Passing the test
Well it looks like the Mac security challenge set up at the University of Wisconsin was successful, even if it was “prematurely terminated” by the powers-that-be at the university. It seems the test itself was not officially authorized, and, ironically, could have resulted in compromised security or functionality of the university’s system. It’s true that asking the world to attack a system on your university’s network is quite literally asking for trouble.

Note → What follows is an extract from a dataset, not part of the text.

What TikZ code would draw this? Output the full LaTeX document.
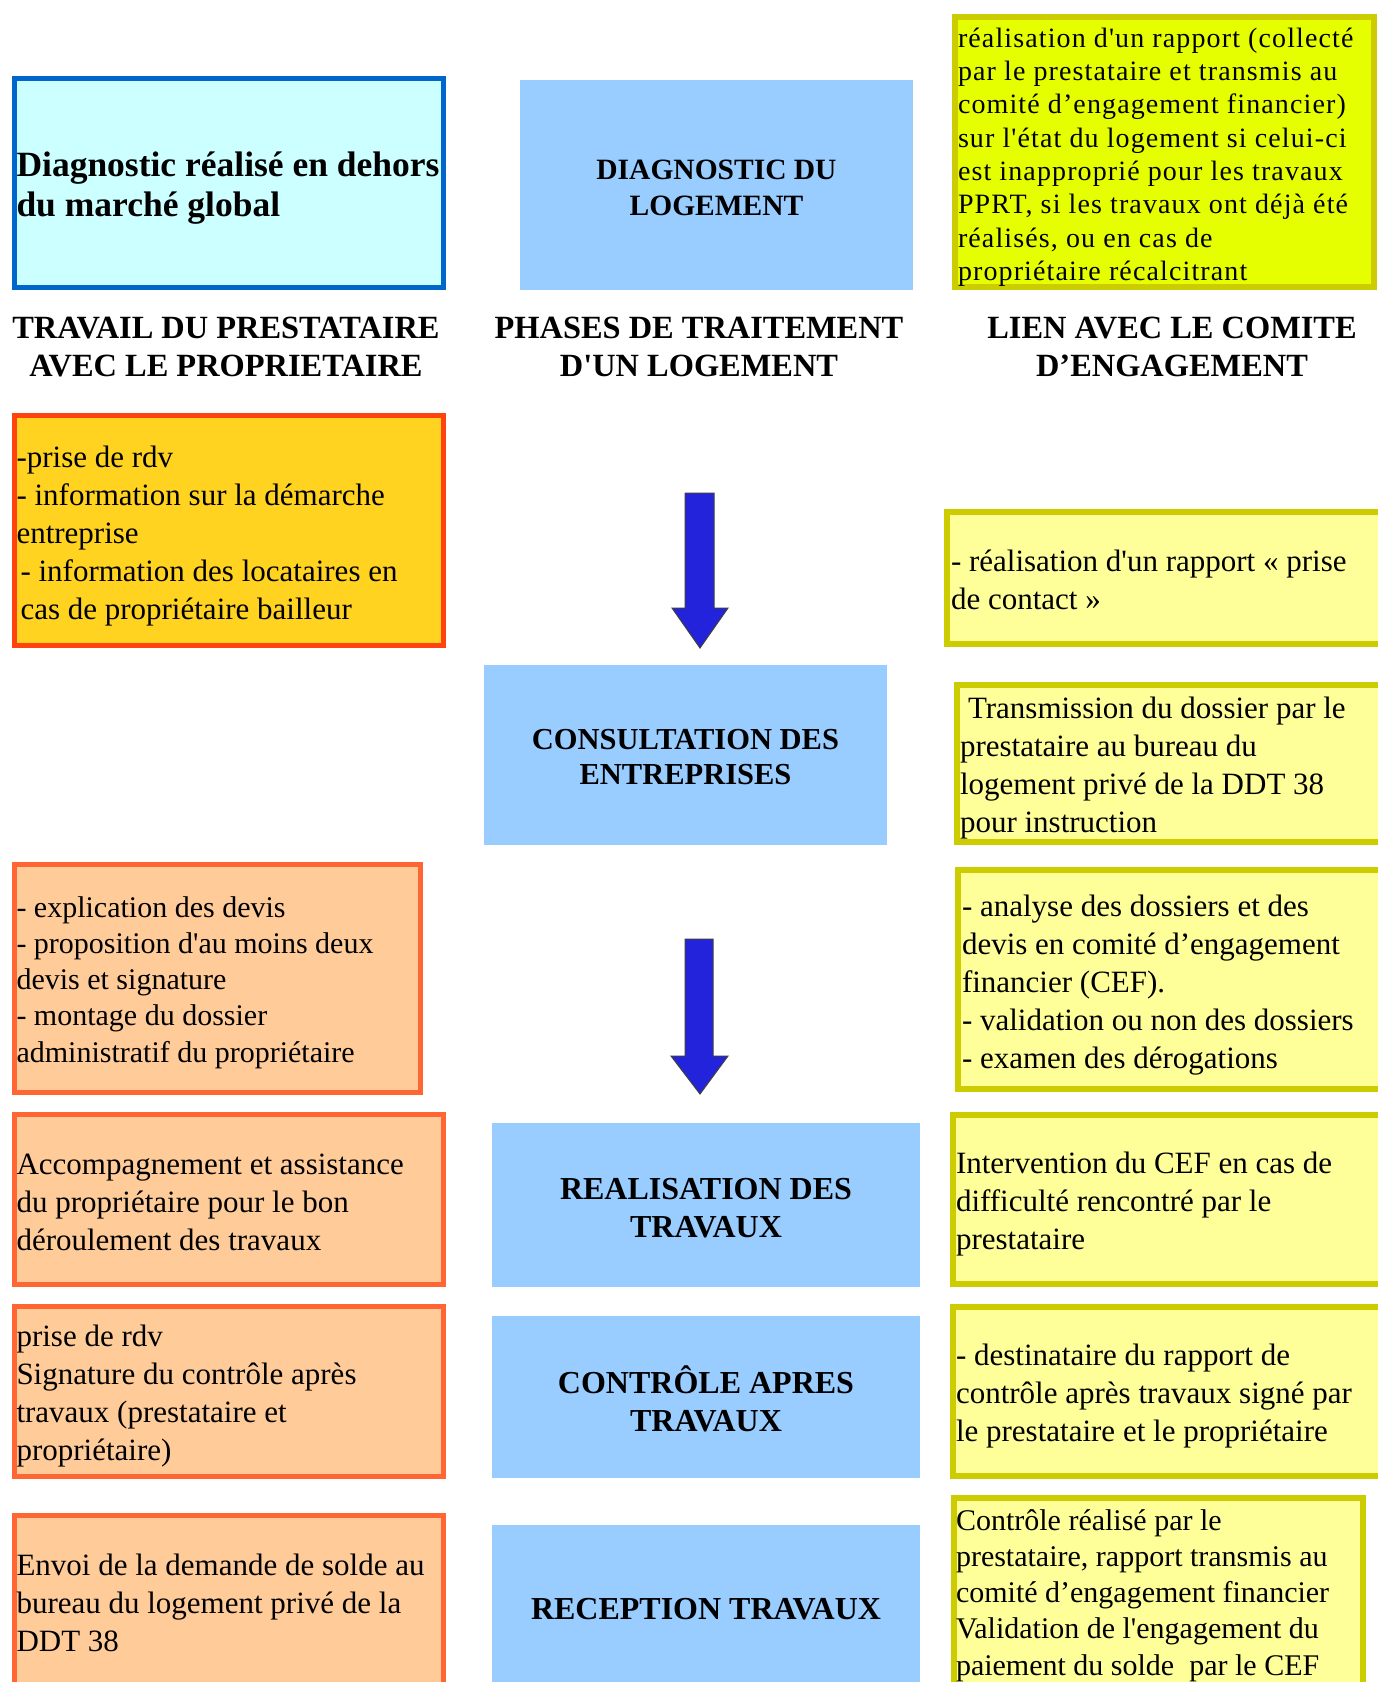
\documentclass[tikz,border=0pt]{standalone}
\usepackage{fontspec}
\setmainfont{Liberation Serif}[Ligatures=TeXOff]
\newfontfamily\spacedfont{Liberation Serif}[LetterSpace=4,Ligatures=TeXOff]
\definecolor{cyanfill}{HTML}{CCFFFF}
\definecolor{cyanborder}{HTML}{0066CC}
\definecolor{phase}{HTML}{99CCFF}
\definecolor{limefill}{HTML}{E6FF00}
\definecolor{olive}{HTML}{CCCC00}
\definecolor{paleyellow}{HTML}{FFFF99}
\definecolor{goldfill}{HTML}{FFD320}
\definecolor{redorange}{HTML}{FF420E}
\definecolor{peach}{HTML}{FFCC99}
\definecolor{orangeborder}{HTML}{FF6633}
\definecolor{arrowblue}{HTML}{2323DC}
\begin{document}
\begin{tikzpicture}[x=1pt,y=-1pt,
  boxbase/.style={inner sep=0, outer sep=0, minimum width=#1},
  cyanbox/.style={boxbase=#1, draw=cyanborder, fill=cyanfill, line width=5pt},
  phasebox/.style={boxbase=#1, fill=phase},
  limebox/.style={boxbase=#1, draw=olive, fill=limefill, line width=6pt},
  goldbox/.style={boxbase=#1, draw=redorange, fill=goldfill, line width=5pt},
  peachbox/.style={boxbase=#1, draw=orangeborder, fill=peach, line width=5pt},
  yelbox/.style={boxbase=#1, draw=olive, fill=paleyellow, line width=6pt},
  txt/.style={inner sep=0, outer sep=0, align=left, anchor=west, font=\fontsize{31}{38}\selectfont},
  smalltxt/.style={inner sep=0, outer sep=0, align=left, anchor=west, font=\fontsize{30}{36.2}\selectfont},
  limetxt/.style={inner sep=0, outer sep=0, align=left, anchor=west, font=\spacedfont\fontsize{28}{33.3}\selectfont},
  boldtxt/.style={inner sep=0, outer sep=0, align=left, anchor=west, font=\bfseries\fontsize{35.5}{40}\selectfont},
  headtxt/.style={inner sep=0, outer sep=0, align=center, font=\bfseries\fontsize{32.4}{38.5}\selectfont},
  phasetxt/.style={inner sep=0, outer sep=0, align=center, font=\bfseries\fontsize{29.5}{35.4}\selectfont},
  phasetxtb/.style={inner sep=0, outer sep=0, align=center, font=\bfseries\fontsize{32}{37.5}\selectfont},
  bigarrow/.style={fill=arrowblue, draw=black!75, line width=1pt}
]
\useasboundingbox[fill=white] (0,0) rectangle (1377,1682);

% ---------- top row ----------
\node[cyanbox=429pt, minimum height=209pt] (b1) at (229,183) {};
\node[boldtxt] (b1t) at ([xshift=2pt,yshift=-5pt]b1.west) {Diagnostic réalisé en dehors\\du marché global};

\node[phasebox=393pt, minimum height=210pt] (p1) at (716.5,185) {};
\node[phasetxt] (p1t) at ([yshift=-3pt]p1.center) {DIAGNOSTIC DU\\LOGEMENT};

\node[limebox=419pt, minimum height=270pt] (tr) at (1164.5,152) {};
\node[limetxt] (trt) at ([xshift=3pt,yshift=-5pt]tr.west) {réalisation d'un rapport (collecté\\par le prestataire et transmis au\\comité d’engagement financier)\\sur l'état du logement si celui-ci\\est inapproprié pour les travaux\\PPRT, si les travaux ont déjà été\\réalisés, ou en cas de\\propriétaire récalcitrant};

% ---------- headers ----------
\node[headtxt] (h1) at (226,347) {TRAVAIL DU PRESTATAIRE\\AVEC LE PROPRIETAIRE};
\node[headtxt] (h2) at (699,347) {PHASES DE TRAITEMENT\\D'UN LOGEMENT};
\node[headtxt] (h3) at (1172,347) {LIEN AVEC LE COMITE\\D’ENGAGEMENT};

% ---------- second row ----------
\node[goldbox=429pt, minimum height=230pt] (o1) at (229,530.5) {};
\node[txt] (o1t) at ([xshift=2pt,yshift=-6pt]o1.west) {-prise de rdv\\- information sur la démarche\\entreprise\\\hspace*{4pt}- information des locataires en\\\hspace*{4pt}cas de propriétaire bailleur};

\node[yelbox=440pt, minimum height=132pt] (r1) at (1167,578) {};
\node[txt] (r1t) at ([xshift=4pt,yshift=-2pt]r1.west) {- réalisation d'un rapport « prise\\de contact »};

\draw[bigarrow] (685,493) -- (714,493) -- (714,608) -- (728,608) -- (700,648) -- (672,608) -- (685,608) -- cycle;

% ---------- consultation ----------
\node[phasebox=403pt, minimum height=180pt] (p2) at (685.5,755) {};
\node[phasetxt, font=\bfseries\fontsize{30.5}{35.4}\selectfont] (p2t) at ([yshift=-2pt]p2.center) {CONSULTATION DES\\ENTREPRISES};

\node[yelbox=430pt, minimum height=157pt] (r2) at (1172,763.5) {};
\node[txt] (r2t) at ([xshift=3pt,yshift=-5pt]r2.west) {\hspace*{8pt}Transmission du dossier par le\\prestataire au bureau du\\logement privé de la DDT 38\\pour instruction};

% ---------- devis ----------
\node[peachbox=406pt, minimum height=228pt] (o2) at (217.5,978.5) {};
\node[smalltxt] (o2t) at ([xshift=2pt,yshift=-4pt]o2.west) {- explication des devis\\- proposition d'au moins deux\\devis et signature\\- montage du dossier\\administratif du propriétaire};

\draw[bigarrow] (685,939) -- (713,939) -- (713,1056) -- (728,1056) -- (700,1094) -- (671,1056) -- (685,1056) -- cycle;

\node[yelbox=429pt, minimum height=219pt] (r3) at (1172.5,979.5) {};
\node[txt] (r3t) at ([xshift=4pt,yshift=-6pt]r3.west) {- analyse des dossiers et des\\devis en comité d’engagement\\financier (CEF).\\- validation ou non des dossiers\\- examen des dérogations};

% ---------- realisation ----------
\node[peachbox=429pt, minimum height=170pt] (o3) at (229,1199.5) {};
\node[txt] (o3t) at ([xshift=2pt,yshift=-3pt]o3.west) {Accompagnement et assistance\\du propriétaire pour le bon\\déroulement des travaux};

\node[phasebox=428pt, minimum height=164pt] (p3) at (706,1205) {};
\node[phasetxtb] (p3t) at ([yshift=-3pt]p3.center) {REALISATION DES\\TRAVAUX};

\node[yelbox=434pt, minimum height=169pt] (r4) at (1170,1199.5) {};
\node[txt] (r4t) at ([xshift=3pt,yshift=-5pt]r4.west) {Intervention du CEF en cas de\\difficulté rencontré par le\\prestataire};

% ---------- controle ----------
\node[peachbox=429pt, minimum height=170pt] (o4) at (229,1391.5) {};
\node[txt] (o4t) at ([xshift=2pt,yshift=-5pt]o4.west) {prise de rdv\\Signature du contrôle après\\travaux (prestataire et\\propriétaire)};

\node[phasebox=428pt, minimum height=162pt] (p4) at (706,1397) {};
\node[phasetxtb] (p4t) at ([yshift=-2pt]p4.center) {CONTRÔLE APRES\\TRAVAUX};

\node[yelbox=434pt, minimum height=169pt] (r5) at (1170,1391.5) {};
\node[txt] (r5t) at ([xshift=3pt,yshift=-5pt]r5.west) {- destinataire du rapport de\\contrôle après travaux signé par\\le prestataire et le propriétaire};

% ---------- reception ----------
\node[peachbox=429pt, minimum height=174pt] (o5) at (229,1602.5) {};
\node[txt] (o5t) at ([xshift=2pt]o5.west) {Envoi de la demande de solde au\\bureau du logement privé de la\\DDT 38};

\node[phasebox=428pt, minimum height=168pt] (p5) at (706,1609) {};
\node[phasetxtb] (p5t) at (p5.center) {RECEPTION TRAVAUX};

\node[yelbox=409pt, minimum height=191pt] (r6) at (1158.5,1593.5) {};
\node[smalltxt] (r6t) at ([xshift=2pt,yshift=-2pt]r6.west) {Contrôle réalisé par le\\prestataire, rapport transmis au\\comité d’engagement financier\\Validation de l'engagement du\\paiement du solde\ \ par le CEF};
\end{tikzpicture}
\end{document}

Regardless, according to a posting from the person who initiated the test, no one was able to access the Macintosh-under-test at all.  The poster (via Macintouch) says he will post test results in the future, but, based on the post, it’s clear that the machine was subject to pretty significant attacks and did fine.  Moreover, as mentioned previously, the machine was set up in a way that was more “open” to attacks than machines that most of the Rest of Us would set up.  A few things we can learn from the test:
  1.  Good passwords, especially for high-risk services like SSH (Remote Login) are critical. Various dictionary attacks were tried against SSH in particular (see our book, chapter 4, “Managing Passwords”).
  2.  Be sure to use a personal firewall and enable its logging features.
  3.  Watch out for “social engineering” attacks against you and your Mac. In particular phishing schemes and attempts to get you to open attachments of any sort (see chapter 5, “Safe Surfing”, especially the sections “Safe E-mail” and “Phishing Schemes”).
Unfortunately the test didn’t really run for long enough to really “prove” anything, but it’s certainly a good piece of evidence in the overall Macintosh Internet security picture.